Uniformed patrol forms the backbone and primary job of virtually every law enforcement agency in this country. However, this month Law Officer focuses on investigations, and I challenge you to consider looking at every one of those patrol officers as functioning investigators. Officers who think and function like good investigators greatly improve their overall effectiveness.
When I was a sergeant, I had a tour in investigations that lasted almost five years. Shortly after arriving, I talked to an investigator scheduled to rotate back to patrol. (My agency rotates virtually all assignments, and detective, while a special assignment, is not a promotion or permanent position.) We needed to replace the detective, and I asked how long he thought we should have the new person work with him to learn the ropes. The investigator thought for a minute and said matter-of-factly, “About two hours.” When I balked, he said he was serious.
He explained that an investigator really just does what good patrol cops would do if they had more time to work the call. He said the only reason he needed two hours was to explain the paper flow. This conversation happened more than 15 years ago, but I remember it like it was yesterday. It influenced a lot of my efforts since, which include expanding the role and responsibility of officers to work cases to conclusion whenever possible.
At this point, I know there are probably a few thousand of you out there saying, “They won’t let me,” or “That’s not my job,” or “We don’t have time,” or “Patrol will screw it up.” I know staffing is always a challenge, and most patrol cops are not trained investigators. I also know urgent calls demand an urgent response, and patrol has to handle them. But uniformed cops can conduct follow-up, move a case along or bring it to closure. The more quickly officers obtain information and examine leads, the greater their chance to clear a case. Empowering and expecting officers to take a closer look when they’re involved in the initial response just makes good sense. This is especially true because most departments often incorporate layers of process that mean a detective may not see a patrol-generated case for several days, if at all. Cases are often screened out and closed because they don’t have substantive leads likely to result in an arrest, or the level of crime doesn’t warrant investigative follow-up even though there may be good suspect information.
A vital key to effective investigation is a thought process that evaluates actions as if every case is destined to go to trial. Officers should operate in terms of gathering “proof beyond a reasonable doubt” instead of just “probable cause to arrest.” They’re much more likely to do this if they handle more of the case.
At this point, I’ve probably got quite a few of you thinking I must live on an island and have no idea what’s really happening in your department. I’m sure many feel there’s just no way patrol officers could actually work through a call to conclusion, let alone present it to a district attorney for filing. Well, they can and do.
Consider the Redmond (Wash.) Police Department, which I recently visited. The department expects patrol officers to work cases through and, if possible, present them to a prosecutor.
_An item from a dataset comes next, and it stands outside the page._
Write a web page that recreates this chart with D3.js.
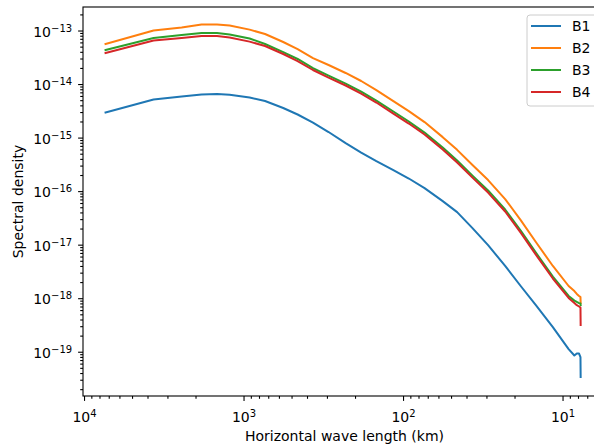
<!DOCTYPE html>
<html>
<head>
<meta charset="utf-8">
<script src="https://cdn.jsdelivr.net/npm/d3@7"></script>
<style>
body { margin: 0; background: #fff; }
text { font-family: "DejaVu Sans", sans-serif; }
</style>
</head>
<body>
<svg id="chart" width="594" height="445"></svg>
<script>

// values
var seriesNames = ['B1', 'B2', 'B3', 'B4'];
var colors = ['#1f77b4', '#ff7f0e', '#2ca02c', '#d62728'];

// horizontal wave length (km)
var waveLength = [7330, 3665, 2443, 1833, 1466, 1222, 916, 733, 564, 458, 367, 293, 229, 183, 147, 115,
    92, 73.3, 56.4, 45.8, 36.7, 29.3, 22.9, 18.3, 14.7, 11.5, 9.16, 8.43, 8.14, 7.88, 7.72, 7.70];

var b1 = [2.94e-15, 5.14e-15, 5.85e-15, 6.37e-15, 6.5e-15, 6.3e-15, 5.6e-15, 4.82e-15, 3.57e-15, 2.7e-15,
    1.91e-15, 1.27e-15, 7.9e-16, 5.26e-16, 3.65e-16, 2.48e-16, 1.72e-16, 1.14e-16, 6.5e-17, 4.06e-17,
    2.04e-17, 9.8e-18, 4.0e-18, 1.69e-18, 7.4e-19, 2.89e-19, 1.12e-19, 8.5e-20, 9.25e-20, 9.25e-20, 7.96e-20, 3.36e-20];
var b2 = [5.6e-14, 1.0e-13, 1.14e-13, 1.29e-13, 1.29e-13, 1.24e-13, 1.04e-13, 8.6e-14, 6.1e-14, 4.5e-14,
    3.06e-14, 2.27e-14, 1.61e-14, 1.14e-14, 7.7e-15, 4.8e-15, 3.13e-15, 1.95e-15, 1.02e-15, 5.9e-16,
    3.07e-16, 1.61e-16, 7.1e-17, 2.88e-17, 1.12e-17, 4.0e-18, 1.69e-18, 1.36e-18, 1.2e-18, 1.1e-18, 1.05e-18, 8.1e-19];
var b3 = [4.32e-14, 7.24e-14, 8.24e-14, 8.98e-14, 8.98e-14, 8.4e-14, 7.1e-14, 5.6e-14, 3.96e-14, 2.94e-14,
    1.99e-14, 1.44e-14, 1.02e-14, 7.25e-15, 4.92e-15, 3.07e-15, 2.0e-15, 1.24e-15, 6.5e-16, 3.72e-16,
    1.95e-16, 1.03e-16, 4.53e-17, 1.84e-17, 7.1e-18, 2.54e-18, 1.1e-18, 9.0e-19, 8.5e-19, 8.1e-19, 7.94e-19, 7.4e-19];
var b4 = [3.8e-14, 6.5e-14, 7.24e-14, 7.9e-14, 7.9e-14, 7.4e-14, 6.2e-14, 5.13e-14, 3.64e-14, 2.69e-14,
    1.83e-14, 1.32e-14, 9.4e-15, 6.65e-15, 4.52e-15, 2.81e-15, 1.83e-15, 1.14e-15, 5.98e-16, 3.42e-16,
    1.79e-16, 9.4e-17, 4.16e-17, 1.68e-17, 6.5e-18, 2.33e-18, 1.01e-18, 8.1e-19, 7.4e-19, 7.0e-19, 6.7e-19, 3.15e-19];

var xMajor = [1e4, 1e3, 1e2, 1e1];
var yMajor = [1e-13, 1e-14, 1e-15, 1e-16, 1e-17, 1e-18, 1e-19];

var seriesValues = [b1, b2, b3, b4];

var margin = {top: 7, left: 83};
var width = 523;    // right edge falls just past the picture, like the reference
var height = 389;

var svg = d3.select('#chart');
var g = svg.append('g')
    .attr('transform', 'translate(' + margin.left + ',' + margin.top + ')');

var x = d3.scaleLog()
    .domain([10150, 5.34])
    .range([0, width]);

var y = d3.scaleLog()
    .domain([2.75e-13, 1.49e-20])
    .range([0, height]);

// minor ticks 2..9 of each decade
function minorTicks(scale, eFrom, eTo) {
    var dom = scale.domain(), lo = d3.min(dom), hi = d3.max(dom);
    var out = [];
    for (var e = eFrom; e <= eTo; e++) {
        for (var m = 2; m <= 9; m++) {
            var v = m * Math.pow(10, e);
            if (v >= lo && v <= hi) out.push(v);
        }
    }
    return out;
}

function supLabel(sel, expOf) {
    sel.selectAll('.tick text')
        .text('10')
        .append('tspan')
        .attr('dy', '-0.5em')
        .attr('font-size', '10px')
        .text(function(d) { return expOf(d); });
}

function expText(d) {
    var e = Math.round(Math.log10(d));
    return e < 0 ? '\u2212' + (-e) : '' + e;
}

g.append('clipPath').attr('id', 'plot-clip')
    .append('rect').attr('width', width).attr('height', height);

// lines
var line = d3.line()
    .x(function(d) { return x(d[0]); })
    .y(function(d) { return y(d[1]); });

var plot = g.append('g').attr('clip-path', 'url(#plot-clip)');

seriesValues.forEach(function(vals, i) {
    plot.append('path')
        .datum(waveLength.map(function(w, j) { return [w, vals[j]]; }))
        .attr('fill', 'none')
        .attr('stroke', colors[i])
        .attr('stroke-width', 2)
        .attr('stroke-linejoin', 'round')
        .attr('stroke-linecap', 'square')
        .attr('d', line);
});

// x axis
g.append('g')
    .attr('transform', 'translate(0,' + height + ')')
    .call(d3.axisBottom(x).tickValues(minorTicks(x, 0, 4)).tickSize(2.8).tickFormat(''))
    .call(function(a) { a.select('.domain').remove(); });

var xAx = g.append('g')
    .attr('class', 'xAxis')
    .attr('transform', 'translate(0,' + height + ')')
    .call(d3.axisBottom(x).tickValues(xMajor).tickSize(4.9).tickPadding(11));
xAx.select('.domain').remove();
xAx.selectAll('.tick text').attr('font-size', '14px').attr('fill', '#000').attr('font-family', 'DejaVu Sans');
supLabel(xAx, expText);

// y axis
g.append('g')
    .call(d3.axisLeft(y).tickValues(minorTicks(y, -20, -13)).tickSize(2.8).tickFormat(''))
    .call(function(a) { a.select('.domain').remove(); });

var yAx = g.append('g')
    .attr('class', 'yAxis')
    .call(d3.axisLeft(y).tickValues(yMajor).tickSize(4.9).tickPadding(6));
yAx.select('.domain').remove();
yAx.selectAll('.tick text').attr('font-size', '14px').attr('fill', '#000').attr('dy', '0.4em')
    .attr('font-family', 'DejaVu Sans');
supLabel(yAx, expText);

g.selectAll('.tick line').attr('stroke', '#000').attr('stroke-width', 1.1);

// frame
g.append('rect')
    .attr('width', width)
    .attr('height', height)
    .attr('fill', 'none')
    .attr('stroke', '#000')
    .attr('stroke-width', 1.1);

// axis titles
svg.append('text')
    .attr('x', margin.left + width / 2)
    .attr('y', 441)
    .attr('text-anchor', 'middle')
    .attr('font-size', '14px')
    .text('Horizontal wave length (km)');

svg.append('text')
    .attr('transform', 'translate(23,' + (margin.top + height / 2) + ') rotate(-90)')
    .attr('text-anchor', 'middle')
    .attr('font-size', '14px')
    .text('Spectral density');

// legend
var legend = svg.append('g').attr('transform', 'translate(527,15)');
legend.append('rect')
    .attr('width', 72)
    .attr('height', 91)
    .attr('rx', 3)
    .attr('fill', '#fff')
    .attr('fill-opacity', 0.8)
    .attr('stroke', '#ccc')
    .attr('stroke-width', 1);

seriesNames.forEach(function(name, i) {
    var row = legend.append('g').attr('transform', 'translate(0,' + (11 + i * 22) + ')');
    row.append('line')
        .attr('x1', 4).attr('x2', 34)
        .attr('stroke', colors[i])
        .attr('stroke-width', 2);
    row.append('text')
        .attr('x', 45)
        .attr('dy', '0.36em')
        .attr('font-size', '14px')
        .text(name);
});

</script>
</body>
</html>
An investigations section handles complex cases and those that extend beyond the ability of patrol, but patrol officers are expected to handle a case from beginning to end whenever possible, even if it means taking ownership of a case beyond the end of watch. Gone are the days of the quick report (or kiss off) followed by the uncertain assurance, “Detectives will probably contact you.”
I really like this approach, and, before you dismiss it as impractical or impossible, consider these benefits:
1. Patrol officers’ effectiveness and expertise increase significantly. They learn how to interview, gather evidence and even write a search warrant. (Bet that raised some eyebrows.)
2. Initial effort increases because officers know who’s working on the follow-up of their initial report: They are.
3. Follow-up is timelier, resulting in more reliable witness interviews and decreasing the disappearance or deterioration of evidence.
4. Job satisfaction increases. After all, everyone likes to see the outcome of their efforts.
5. Traditional approaches usually schedule detectives in a Monday–Friday daytime routine, with one detective working call-out. When patrol officers know how to conduct an investigation, though, you effectively have investigators working around the clock.
6. For major crimes that require full-time and specially trained investigators, patrol officers are more likely to know how to assist.
Before you play the limited-staffing card, remember this approach permits a redistribution of staffing. I’m not suggesting you reassign all detectives to patrol, but you can rebalance. And remember, when you need new positions, politicians are usually more willing to vote for more uniformed crime fighters than non-uniformed positions. You may find increasing patrol responsibility permits an increase in patrol staffing. Just the facts.